After officials from each village were at odds over which route they wanted PSEG to take, Lynbrook Village Attorney Tom Atkinson announced during a meeting on April 15 that Rockville Centre had agreed to PSEG’s preferred route. The work, which will involve digging trenches to install underground copper cables encased in plastic sheathing, is expected to take place mostly in the Town of Hempstead, but the project will also run through Lynbrook, Rockville Centre, Malverne and Garden City. PSEG will repair any roads that have to be dug up.
The cable, which will power homes and businesses, will stretch from the East Garden City substation, in Uniondale, to the Valley Stream substation, in Lynbrook. It must be installed by 2020 to meet federal regulations. Lynbrook officials favored PSEG’s preferred route because it had a minimal impact on village roads. Rockville Centre officials backed an alternate route, which would have enhanced the village’s electric system, but would have impacted more Lynbrook roads.
“Over the course of the last nine, 10 months, it has gotten very little traction,” Atkinson told the board during the meeting of Rockville Centre officials’ request. “RVC has resolved their differences with PSEG.”
Atkinson added that Rockville Centre officials signed an agreement for PSEG to stick to its preferred route, which will begin on Stewart Avenue in Garden City and extend to Whitehall Street in Lynbrook. The board voted unanimously to grant permission to Atkinson to sign off on the route.

The preferred route mostly parallels Hempstead Avenue, while the eastern alternate route would have ran mostly along Peninsula Boulevard. The western alternative follows the preferred route until it turns west on First Street in Garden City.
The agreement came after Trustee Mike Hawxhurst, who has since been appointed deputy mayor, expressed frustration over Rockville Centre officials seeking to change the preferred route.
“Rockville Centre is looking to re-route the project to pay for upgrades to their system that they don’t want to pay for,” Hawxhurst said at a board meeting last July. “So our board here is fighting that, because it would destroy extra streets in our village that don’t need to be ripped up, but Rockville Centre is looking to cheap out on work they need to do on their own.”
Phil Andreas, Rockville Centre Electric Department superintendent, recommended using the eastern alternative route during a public meeting hosted by the state Department of Public Service last May in Mineola, because it would have created the possibility of installing a new interconnection substation to help Rockville Centre combat electrical issues.
Andreas told the Herald on Monday, however, “The route that they’ve chosen won’t impact our additional request, because they’ve come forward and we’ve reached an agreement with them.”
PSEG is offering the village additional electric capacity from its existing power lines, Andreas said, which will allow Rockville Centre to increase transmission import from 45 megawatts to 55 megawatts. (One megawatt lights 750 to 1,000 homes).
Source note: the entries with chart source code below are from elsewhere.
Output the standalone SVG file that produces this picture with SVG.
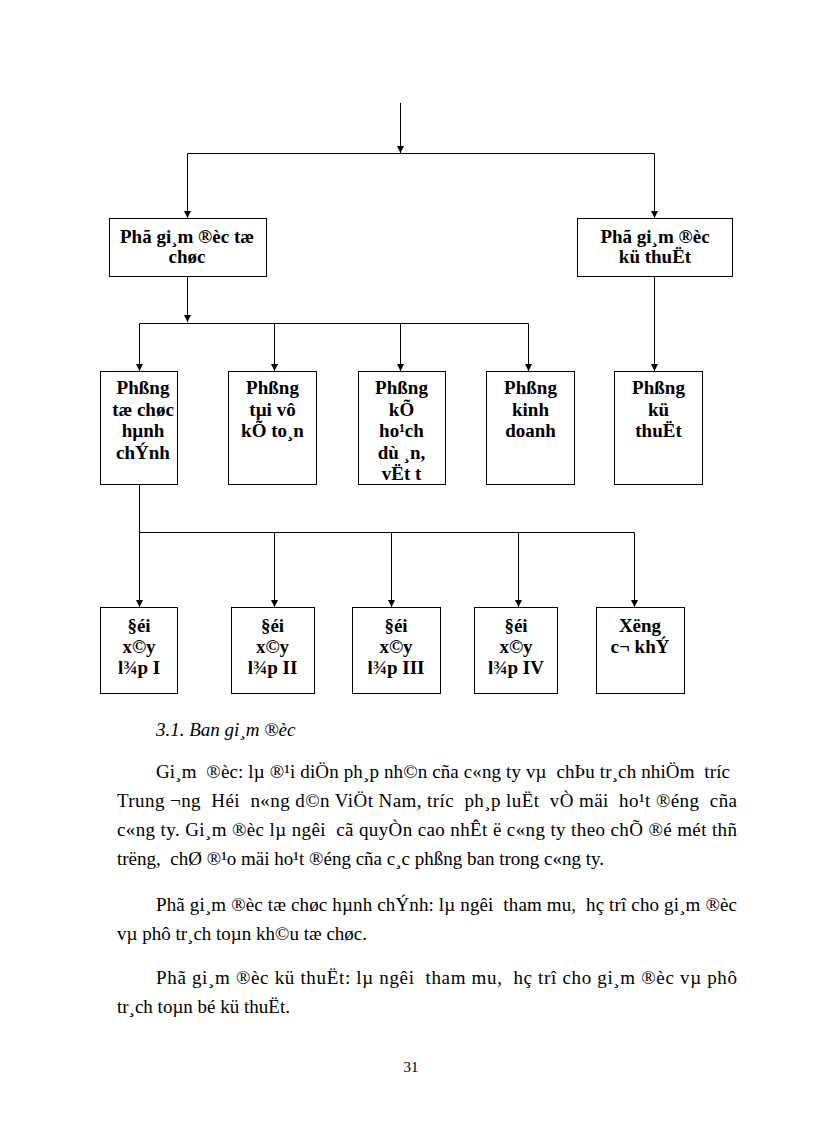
<svg xmlns="http://www.w3.org/2000/svg" width="816" height="1123" viewBox="0 0 816 1123">
<style>
.box{fill:#fff;stroke:#000;stroke-width:1}
.lbl{font-family:"Liberation Serif","Times New Roman",serif;font-weight:bold;font-size:19px;text-anchor:middle;fill:#000}
.con{fill:none;stroke:#000;stroke-width:1}
.body{font-family:"Liberation Serif","Times New Roman",serif;font-size:19px;fill:#000}
.it{font-style:italic}
</style>
<defs>
<marker id="arr" markerUnits="userSpaceOnUse" markerWidth="8" markerHeight="8" refX="7" refY="3.5" orient="auto">
<path d="M0,0 L7,3.5 L0,7 z" fill="#000"/>
</marker>
</defs>
<rect width="816" height="1123" fill="#fff"/>
<g id="connectors">
<path class="con" d="M400.5,103 V153" marker-end="url(#arr)"/>
<path class="con" d="M187.5,153.5 H654.5"/>
<path class="con" d="M187.5,153.5 V218" marker-end="url(#arr)"/>
<path class="con" d="M654.5,153.5 V218" marker-end="url(#arr)"/>
<path class="con" d="M187.5,276.5 V322" marker-end="url(#arr)"/>
<path class="con" d="M139.5,323.5 H528.5"/>
<path class="con" d="M139.5,323.5 V371" marker-end="url(#arr)"/>
<path class="con" d="M274.5,323.5 V371" marker-end="url(#arr)"/>
<path class="con" d="M400.5,323.5 V371" marker-end="url(#arr)"/>
<path class="con" d="M528.5,323.5 V371" marker-end="url(#arr)"/>
<path class="con" d="M654.5,276.5 V371" marker-end="url(#arr)"/>
<path class="con" d="M139.5,484.5 V532.5 H634.5"/>
<path class="con" d="M139.5,532.5 V607" marker-end="url(#arr)"/>
<path class="con" d="M274.5,532.5 V607" marker-end="url(#arr)"/>
<path class="con" d="M391.5,532.5 V607" marker-end="url(#arr)"/>
<path class="con" d="M518.5,532.5 V607" marker-end="url(#arr)"/>
<path class="con" d="M634.5,532.5 V607" marker-end="url(#arr)"/>
</g>
<g id="pgd-tochuc">
<rect class="box" x="109.5" y="218.5" width="157" height="58"/>
<text class="lbl" x="187" y="243">Phã gi¸m ®èc tæ</text>
<text class="lbl" x="187" y="263">chøc</text>
</g>
<g id="pgd-kythuat">
<rect class="box" x="577.5" y="218.5" width="155" height="58"/>
<text class="lbl" x="655" y="243">Phã gi¸m ®èc</text>
<text class="lbl" x="655" y="263">kü thuËt</text>
</g>
<g id="p-tochuc">
<rect class="box" x="100.5" y="371.5" width="77" height="113"/>
<text class="lbl" x="143" y="394">Phßng</text>
<text class="lbl" x="143" y="415.5">tæ chøc</text>
<text class="lbl" x="143" y="437">hµnh</text>
<text class="lbl" x="143" y="458.5">chÝnh</text>
</g>
<g id="p-taivu">
<rect class="box" x="228.5" y="371.5" width="88" height="113"/>
<text class="lbl" x="272.5" y="394">Phßng</text>
<text class="lbl" x="272.5" y="415.5">tµi vô</text>
<text class="lbl" x="272.5" y="437">kÕ to¸n</text>
</g>
<g id="p-kehoach">
<rect class="box" x="358.5" y="371.5" width="87" height="113"/>
<text class="lbl" x="401.5" y="394">Phßng</text>
<text class="lbl" x="401.5" y="415.5">kÕ</text>
<text class="lbl" x="401.5" y="437">ho¹ch</text>
<text class="lbl" x="401.5" y="458.5" xml:space="preserve">dù ¸n,</text>
<text class="lbl" x="401.5" y="480">vËt t</text>
</g>
<g id="p-kinhdoanh">
<rect class="box" x="486.5" y="371.5" width="88" height="113"/>
<text class="lbl" x="530.5" y="394">Phßng</text>
<text class="lbl" x="530.5" y="415.5">kinh</text>
<text class="lbl" x="530.5" y="437">doanh</text>
</g>
<g id="p-kythuat">
<rect class="box" x="614.5" y="371.5" width="88" height="113"/>
<text class="lbl" x="658.5" y="394">Phßng</text>
<text class="lbl" x="658.5" y="415.5">kü</text>
<text class="lbl" x="658.5" y="437">thuËt</text>
</g>
<g id="doi-1">
<rect class="box" x="100.5" y="607.5" width="77" height="86"/>
<text class="lbl" x="139" y="632">§éi</text>
<text class="lbl" x="139" y="653">x©y</text>
<text class="lbl" x="139" y="674">l¾p I</text>
</g>
<g id="doi-2">
<rect class="box" x="231.5" y="607.5" width="83" height="86"/>
<text class="lbl" x="272.5" y="632">§éi</text>
<text class="lbl" x="272.5" y="653">x©y</text>
<text class="lbl" x="272.5" y="674">l¾p II</text>
</g>
<g id="doi-3">
<rect class="box" x="352.5" y="607.5" width="88" height="86"/>
<text class="lbl" x="396" y="632">§éi</text>
<text class="lbl" x="396" y="653">x©y</text>
<text class="lbl" x="396" y="674">l¾p III</text>
</g>
<g id="doi-4">
<rect class="box" x="474.5" y="607.5" width="83" height="86"/>
<text class="lbl" x="516" y="632">§éi</text>
<text class="lbl" x="516" y="653">x©y</text>
<text class="lbl" x="516" y="674">l¾p IV</text>
</g>
<g id="xuong">
<rect class="box" x="596.5" y="607.5" width="88" height="86"/>
<text class="lbl" x="640" y="632">Xëng</text>
<text class="lbl" x="640" y="653">c¬ khÝ</text>
</g>
<g id="text">
<text class="body it" x="156" y="736">3.1. Ban gi¸m ®èc</text>
<text class="body" x="156" y="778" textLength="574" lengthAdjust="spacing" xml:space="preserve">Gi¸m  ®èc: lµ ®¹i diÖn ph¸p nh©n cña c«ng ty vµ  chÞu tr¸ch nhiÖm  tríc</text>
<text class="body" x="117" y="807" textLength="620" lengthAdjust="spacing" xml:space="preserve">Trung ¬ng  Héi  n«ng d©n ViÖt Nam, tríc  ph¸p luËt  vÒ mäi  ho¹t ®éng  cña</text>
<text class="body" x="117" y="836" textLength="620" lengthAdjust="spacing" xml:space="preserve">c«ng ty. Gi¸m ®èc lµ ngêi  cã quyÒn cao nhÊt ë c«ng ty theo chÕ ®é mét thñ</text>
<text class="body" x="117" y="865" xml:space="preserve">trëng,  chØ ®¹o mäi ho¹t ®éng cña c¸c phßng ban trong c«ng ty.</text>
<text class="body" x="156" y="911" textLength="581" lengthAdjust="spacing" xml:space="preserve">Phã gi¸m ®èc tæ chøc hµnh chÝnh: lµ ngêi  tham mu,  hç trî cho gi¸m ®èc</text>
<text class="body" x="117" y="940">vµ phô tr¸ch toµn kh©u tæ chøc.</text>
<text class="body" x="156" y="984" textLength="581" lengthAdjust="spacing" xml:space="preserve">Phã gi¸m ®èc kü thuËt: lµ ngêi  tham mu,  hç trî cho gi¸m ®èc vµ phô</text>
<text class="body" x="117" y="1013">tr¸ch toµn bé kü thuËt.</text>
<text class="body" x="411" y="1072" style="font-size:15px" text-anchor="middle">31</text>
</g>
</svg>
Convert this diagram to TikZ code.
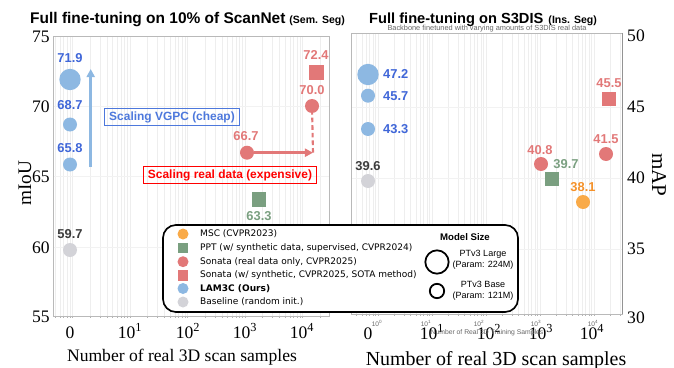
\documentclass[tikz,border=0pt]{standalone}
\usepackage{fontspec}
\setmainfont{Liberation Serif}
\setsansfont{Liberation Sans}
\newfontfamily\legfont{DejaVu Sans}
\usepackage{xcolor}
\usepackage{tikz}
\usetikzlibrary{arrows.meta, positioning}

\definecolor{lamblue}{HTML}{8DB8E2}
\definecolor{lamtext}{HTML}{3F66D8}
\definecolor{sonred}{HTML}{E27878}
\definecolor{pptgreen}{HTML}{7A9F80}
\definecolor{msco}{HTML}{F9AA48}
\definecolor{mscotext}{HTML}{F5922A}
\definecolor{basegray}{HTML}{D3D3D8}
\definecolor{basetext}{HTML}{3C3C3C}
\definecolor{boxblue}{HTML}{4D78DC}

\begin{document}
\begin{tikzpicture}[x=0.03cm, y=-0.03cm,
    plotframe/.style={draw=gray!55, line width=0.6pt},
    minorgrid/.style={draw=gray!13, line width=0.4pt},
    majorgrid/.style={draw=gray!10, line width=0.5pt},
    smalltick/.style={draw=gray!60, line width=0.4pt},
    bubble/.style={circle, fill=#1, inner sep=0pt, minimum size=0.42cm},
    bigbubble/.style={circle, fill=#1, inner sep=0pt, minimum size=0.64cm},
    sqmark/.style={rectangle, fill=#1, inner sep=0pt, minimum size=0.44cm},
    val/.style={font=\sffamily\bfseries\fontsize{11}{12}\selectfont, text=#1, inner sep=0pt},
    ticklab/.style={font=\fontsize{15}{17}\selectfont, inner sep=0pt},
    ghost/.style={font=\sffamily\fontsize{5.6}{6}\selectfont, text=gray!80!black, inner sep=0pt},
    legdot/.style={circle, fill=#1, inner sep=0pt, minimum size=0.33cm},
    legsq/.style={rectangle, fill=#1, inner sep=0pt, minimum size=0.32cm},
    legtext/.style={font=\legfont\fontsize{7.7}{9}\selectfont, anchor=west, inner sep=0pt},
    sizetext/.style={font=\sffamily\fontsize{7.7}{9.4}\selectfont, align=center, inner sep=0pt},
    callout/.style={draw=#1, text=#1, line width=0.8pt, font=\sffamily\bfseries\fontsize{10.2}{12}\selectfont, inner sep=2.2pt},
    grow/.style={draw=#1, line width=2.3pt, -{Triangle[length=7pt,width=7pt]}}]

    \useasboundingbox (0,0) rectangle (674,368);

    % titles
    \node [font=\sffamily\bfseries\fontsize{13.2}{15}\selectfont, anchor=base west, inner sep=0pt] (lefttitle) at (30,24) {Full fine-tuning on 10\% of ScanNet};
    \node [font=\sffamily\bfseries\fontsize{9}{10}\selectfont, anchor=base west, inner sep=0pt] (leftsub) at ([xshift=3pt]lefttitle.base east) {(Sem. Seg)};
    \node [ghost, font=\sffamily\fontsize{6.3}{7}\selectfont] (ghosttitle) at (487,29) {Backbone finetuned with varying amounts of S3DIS real data};
    \node [font=\sffamily\bfseries\fontsize{12.5}{15}\selectfont, anchor=base west, inner sep=0pt] (righttitle) at (369,24) {Full fine-tuning on S3DIS};
    \node [font=\sffamily\bfseries\fontsize{9}{10}\selectfont, anchor=base west, inner sep=0pt] (rightsub) at ([xshift=4pt]righttitle.base east) {(Ins. Seg)};

    % grids, left panel
    \begin{scope}
        \clip (53,36) rectangle (329,316);
        \foreach \d in {-1,...,4}
            \foreach \k in {1,...,9}
                \draw [minorgrid] ({72.5+57.5*(\d+ln(\k)/ln(10))},36) -- ++(0,280);
        \foreach \yy in {106,176,247}
            \draw [majorgrid] (53,\yy) -- (329,\yy);
    \end{scope}
    \foreach \d in {-1,...,4}
        \foreach \k in {1,...,9}{
            \pgfmathsetmacro{\xx}{72.5+57.5*(\d+ln(\k)/ln(10))}
            \ifdim \xx pt>53pt \ifdim \xx pt<329pt
                \draw [smalltick] (\xx,316) -- ++(0,2);
            \fi\fi
        }
    \draw [plotframe] (53,36) rectangle (329,316);

    % grids, right panel
    \begin{scope}
        \clip (351,33) rectangle (622,314);
        \foreach \d in {-1,...,4}
            \foreach \k in {1,...,9}
                \draw [minorgrid] ({378+54*(\d+ln(\k)/ln(10))},33) -- ++(0,281);
        \foreach \yy in {107,178,249}
            \draw [majorgrid] (351,\yy) -- (622,\yy);
    \end{scope}
    \foreach \d in {-1,...,4}
        \foreach \k in {1,...,9}{
            \pgfmathsetmacro{\xx}{378+54*(\d+ln(\k)/ln(10))}
            \ifdim \xx pt>351pt \ifdim \xx pt<622pt
                \draw [smalltick] (\xx,314) -- ++(0,2);
            \fi\fi
        }
    \draw [plotframe] (351,33) rectangle (622,314);
    \draw [draw=gray!85, line width=0.7pt] (622,33) -- (622,314);

    % axis labels, left
    \node [ticklab, anchor=east] (l75) at (50,37) {75};
    \node [ticklab, anchor=east] (l70) at (50,107) {70};
    \node [ticklab, anchor=east] (l65) at (50,177) {65};
    \node [ticklab, anchor=east] (l60) at (50,248) {60};
    \node [ticklab, anchor=east] (l55) at (50,317) {55};
    \node [ticklab, anchor=base] (lx0) at (70,338) {0};
    \node [ticklab, anchor=base] (lx1) at (130,338) {10\textsuperscript{1}};
    \node [ticklab, anchor=base] (lx2) at (188,338) {10\textsuperscript{2}};
    \node [ticklab, anchor=base] (lx3) at (245,338) {10\textsuperscript{3}};
    \node [ticklab, anchor=base] (lx4) at (302,338) {10\textsuperscript{4}};
    \node [ticklab, anchor=base] (leftxlab) at (182,361) {Number of real 3D scan samples};
    \node [font=\fontsize{16.4}{18}\selectfont, rotate=90, inner sep=0pt] (leftylab) at (25,183) {mIoU};

    % axis labels, right
    \node [ticklab, anchor=west] (r50) at (627,36) {50};
    \node [ticklab, anchor=west] (r45) at (627,107) {45};
    \node [ticklab, anchor=west] (r40) at (627,178) {40};
    \node [ticklab, anchor=west] (r35) at (627,249) {35};
    \node [ticklab, anchor=west] (r30) at (627,318) {30};
    \node [ghost] (g0) at (377,323) {10\textsuperscript{0}};
    \node [ghost] (g1) at (426,323) {10\textsuperscript{1}};
    \node [ghost] (g2) at (479,323) {10\textsuperscript{2}};
    \node [ghost] (g3) at (536,323) {10\textsuperscript{3}};
    \node [ghost] (g4) at (593,323) {10\textsuperscript{4}};
    \node [ticklab, anchor=base] (rx0) at (368,339) {0};
    \node [ticklab, anchor=base] (rx1) at (432,339) {10\textsuperscript{1}};
    \node [ticklab, anchor=base] (rx2) at (489,339) {10\textsuperscript{2}};
    \node [ticklab, anchor=base] (rx3) at (541,339) {10\textsuperscript{3}};
    \node [ticklab, anchor=base] (rx4) at (592,339) {10\textsuperscript{4}};
    \node [ghost, font=\sffamily\fontsize{5.8}{6}\selectfont] (ghostxlab) at (487,333) {Number of Real 3D Training Samples};
    \node [font=\fontsize{17}{19}\selectfont, anchor=base, inner sep=0pt] (rightxlab) at (496,365) {Number of real 3D scan samples};
    \node [font=\fontsize{18}{20}\selectfont, rotate=-90, inner sep=0pt] (rightylab) at (659,175) {mAP};

    % callouts
    \node [callout=boxblue, minimum width=4.05cm] (vgpcbox) at (172,117) {Scaling VGPC (cheap)};
    \node [callout=red, minimum width=5.2cm] (realbox) at (230,175) {Scaling real data (expensive)};

    % left markers
    \node [bigbubble=lamblue] (a719) at (70,79.5) {};
    \node [bubble=lamblue] (a687) at (70,124.5) {};
    \node [bubble=lamblue] (a658) at (70,164.5) {};
    \node [bubble=basegray] (a597) at (70,250) {};
    \node [bubble=sonred] (a667) at (247,152.7) {};
    \node [bubble=sonred] (a700) at (312,106) {};
    \node [sqmark=sonred] (a724) at (316.5,72.5) {};
    \node [sqmark=pptgreen] (a633) at (259,199.5) {};

    \coordinate (vgpclow) at (90.7,167);
    \coordinate (vgpchigh) at (90.7,69);
    \coordinate (realcorner) at (313,152.7);
    \draw [grow=lamblue] (vgpclow) -- (vgpchigh);
    \draw [grow=sonred] (a667) -- (realcorner);
    \draw [draw=sonred, line width=1.8pt, dash pattern=on 4pt off 2.5pt] (realcorner) -- (a700);

    \node [val=lamtext] (v719) at (70,58) {71.9};
    \node [val=lamtext] (v687) at (70,105.5) {68.7};
    \node [val=lamtext] (v658) at (70,148) {65.8};
    \node [val=basetext] (v597) at (70,234) {59.7};
    \node [val=sonred] (v667) at (246,136) {66.7};
    \node [val=sonred] (v700) at (312,90) {70.0};
    \node [val=sonred] (v724) at (316,55) {72.4};
    \node [val=pptgreen] (v633) at (259,216) {63.3};

    % right markers
    \node [bigbubble=lamblue] (b472) at (368,74.5) {};
    \node [bubble=lamblue] (b457) at (368,95.7) {};
    \node [bubble=lamblue] (b433) at (368,129) {};
    \node [bubble=basegray] (b396) at (368,181) {};
    \node [bubble=sonred] (b408) at (541,164) {};
    \node [sqmark=pptgreen] (b397) at (552,179) {};
    \node [bubble=msco] (b381) at (583,202) {};
    \node [bubble=sonred] (b415) at (606,154) {};
    \node [sqmark=sonred] (b455) at (609,99) {};

    \node [val=lamtext, anchor=west] (w472) at (383,74.5) {47.2};
    \node [val=lamtext, anchor=west] (w457) at (383,96) {45.7};
    \node [val=lamtext, anchor=west] (w433) at (383,129) {43.3};
    \node [val=basetext] (w396) at (368,166.5) {39.6};
    \node [val=sonred] (w408) at (540,150) {40.8};
    \node [val=pptgreen] (w397) at (566,164) {39.7};
    \node [val=mscotext] (w381) at (583,187) {38.1};
    \node [val=sonred] (w415) at (606,139) {41.5};
    \node [val=sonred] (w455) at (609,83) {45.5};

    % legend
    \draw [fill=white, line width=1.4pt, rounded corners=11pt] (163,225) rectangle (518,312);
    \node [legdot=msco] (lmsc) at (183,234) {};
    \node [legsq=pptgreen] (lppt) at (183,248) {};
    \node [legdot=sonred] (lson) at (183,261.7) {};
    \node [legsq=sonred] (lsonsyn) at (183,275.5) {};
    \node [legdot=lamblue] (llam) at (183,288.5) {};
    \node [legdot=basegray] (lbase) at (183,302) {};
    \node [legtext] (tmsc) at (200,234) {MSC (CVPR2023)};
    \node [legtext] (tppt) at (200,248) {PPT (w/ synthetic data, supervised, CVPR2024)};
    \node [legtext] (tson) at (200,261.7) {Sonata (real data only, CVPR2025)};
    \node [legtext] (tsonsyn) at (200,275.5) {Sonata (w/ synthetic, CVPR2025, SOTA method)};
    \node [legtext, font=\legfont\bfseries\fontsize{7.7}{9}\selectfont] (tlam) at (200,288.5) {LAM3C (Ours)};
    \node [legtext] (tbase) at (200,302) {Baseline (random init.)};

    \node [font=\sffamily\bfseries\fontsize{8.2}{10}\selectfont, inner sep=0pt] (msize) at (465,237) {Model Size};
    \node [circle, draw, line width=1.5pt, minimum size=0.7cm, inner sep=0pt] (largering) at (437,262) {};
    \node [circle, draw, line width=1.5pt, minimum size=0.43cm, inner sep=0pt] (basering) at (437,291) {};
    \node [sizetext] (tlarge) at (483,259.5) {PTv3 Large\\(Param: 224M)};
    \node [sizetext] (tbasesize) at (483,291) {PTv3 Base\\(Param: 121M)};
\end{tikzpicture}
\end{document}
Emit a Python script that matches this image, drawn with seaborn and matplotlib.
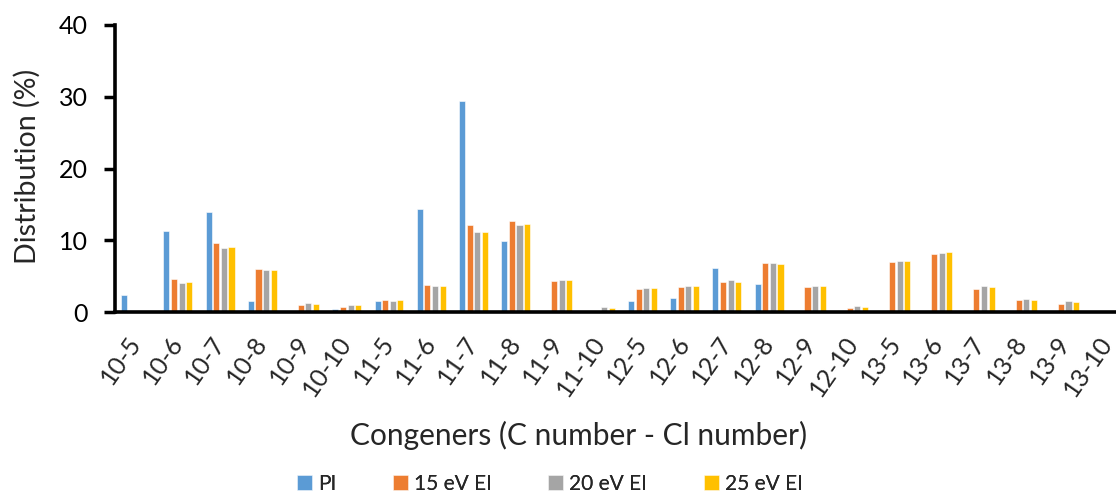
import matplotlib
matplotlib.use("Agg")
import matplotlib.pyplot as plt
import seaborn as sns
import pandas as pd

categories = ["10-5", "10-6", "10-7", "10-8", "10-9", "10-10", "11-5", "11-6",
              "11-7", "11-8", "11-9", "11-10", "12-5", "12-6", "12-7", "12-8",
              "12-9", "12-10", "13-5", "13-6", "13-7", "13-8", "13-9", "13-10"]
series_names = ["PI", "15 eV EI", "20 eV EI", "25 eV EI"]

pi_vals   = [2.4, 11.3, 13.9, 1.5, 0.0, 0.37, 1.53, 14.4, 29.45, 9.9, 0.0, 0.0,
             1.49, 1.9, 6.18, 3.9, 0.0, 0.05, 0.1, 0.0, 0.0, 0.0, 0.0, 0.0]
ei15_vals = [0.0, 4.56, 9.67, 6.0, 0.93, 0.7, 1.63, 3.72, 12.08, 12.73, 4.28, 0.1,
             3.25, 3.48, 4.13, 6.83, 3.44, 0.51, 6.97, 8.08, 3.16, 1.67, 1.16, 0.0]
ei20_vals = [0.0, 4.04, 8.88, 5.85, 1.21, 0.98, 1.53, 3.58, 11.1, 12.17, 4.46, 0.65,
             3.35, 3.67, 4.41, 6.78, 3.67, 0.84, 7.06, 8.27, 3.62, 1.81, 1.53, 0.0]
ei25_vals = [0.0, 4.18, 9.06, 5.9, 1.1, 0.93, 1.67, 3.58, 11.15, 12.2, 4.42, 0.51,
             3.39, 3.67, 4.23, 6.74, 3.62, 0.7, 7.1, 8.36, 3.48, 1.72, 1.35, 0.0]

y_ticks = [0, 10, 20, 30, 40]

colors = ["#5B9BD5", "#ED7D31", "#A5A5A5", "#FFC000"]

rows = []
for name, vals in zip(series_names, [pi_vals, ei15_vals, ei20_vals, ei25_vals]):
    for c, v in zip(categories, vals):
        rows.append({"Congener": c, "Series": name, "Value": v})
df = pd.DataFrame(rows)

sns.set_theme(style="white")
plt.rcParams["font.family"] = ["Lato", "DejaVu Sans"]

fig = plt.figure(figsize=(11.16, 4.95), dpi=100)
ax = fig.add_axes([114.5 / 1116, 1 - 312 / 495, (24 * 42.23) / 1116, 287 / 495])

sns.barplot(data=df, x="Congener", y="Value", hue="Series", order=categories,
            hue_order=series_names, palette=colors, saturation=1, width=0.72, gap=0.2,
            edgecolor="white", linewidth=0.4, ax=ax, legend=True)

ax.set_xlim(-0.5, len(categories) - 0.5)
ax.set_ylim(0, 40)
ax.set_yticks(y_ticks)
ax.set_yticklabels([str(t) for t in y_ticks], fontsize=18, color="#000000")
ax.tick_params(axis="y", direction="out", length=8, width=2.5, color="black", pad=11, left=True)
ax.tick_params(axis="x", length=0, pad=19)
for lbl in ax.get_xticklabels():
    lbl.set_rotation(55)
    lbl.set_ha("right")
    lbl.set_va("center")
    lbl.set_rotation_mode("anchor")
    lbl.set_fontsize(18)

for s in ["top", "right"]:
    ax.spines[s].set_visible(False)
for s in ["left", "bottom"]:
    ax.spines[s].set_color("black")
    ax.spines[s].set_linewidth(2.6)

ax.set_xlabel("")
ax.set_ylabel("")
fig.text(579 / 1116, 1 - 435 / 495, "Congeners (C number - Cl number)", ha="center", va="center", fontsize=21.5)
fig.text(27 / 1116, 1 - 166 / 495, "Distribution (%)", ha="center", va="center", rotation=90, fontsize=20.5)

handles, labels = ax.get_legend_handles_labels()
ax.get_legend().remove()
legend_x = [297, 393, 548, 704]
for h, l, xp in zip(handles, labels, legend_x):
    leg = fig.legend([h], [l], loc="center left", bbox_to_anchor=(xp / 1116, 1 - 484 / 495),
                     frameon=False, fontsize=15, handlelength=0.7, handleheight=0.7,
                     handletextpad=0.3, borderpad=0, borderaxespad=0)
    fig.add_artist(leg)

fig.savefig("out.png", dpi=100)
This solution, he added, is cheaper than what an interconnection substation would have cost.
Andreas’s testimony last year was part of Rockville Centre village officials’ attempts to persuade PSEG to address the village’s recommended enhancements to its electric system. Andreas said at the time that there had been at least 24 major outages in the village since 2013, and called on PSEG to conduct a condition assessment of the system’s equipment and structures.
He noted Monday that there had been only one outage since that testimony. “They’ve done maintenance, they’ve done some upgrades, and they’ve identified what they believe was the root-cause problem of these repeated failures,” Andreas said. “PSEG has assured us that they’ve corrected that problem.”
Lynbrook village officials took issue with the eastern alternative, because the Peninsula Boulevard route would have meant underground work on many roads that the village had paved in recent years, including a large portion of Sherman Street.
PSEG spokesman Jeremy Walsh said that the state Public Service Commission was in charge of finalizing the route. He added that the project will “provide much-needed resilience and redundancy to southwestern Nassau County’s electrical grid,” and noted that the North American Electric Reliability Corporation, which develops and enforces grid reliability standards in the U.S. and Canada, required the transmission line to be operational by the end of 2020.
Work should begin in the final quarter of 2019, Walsh said, and take about a year to 18 months to complete.

Ben Strack contributed to this story.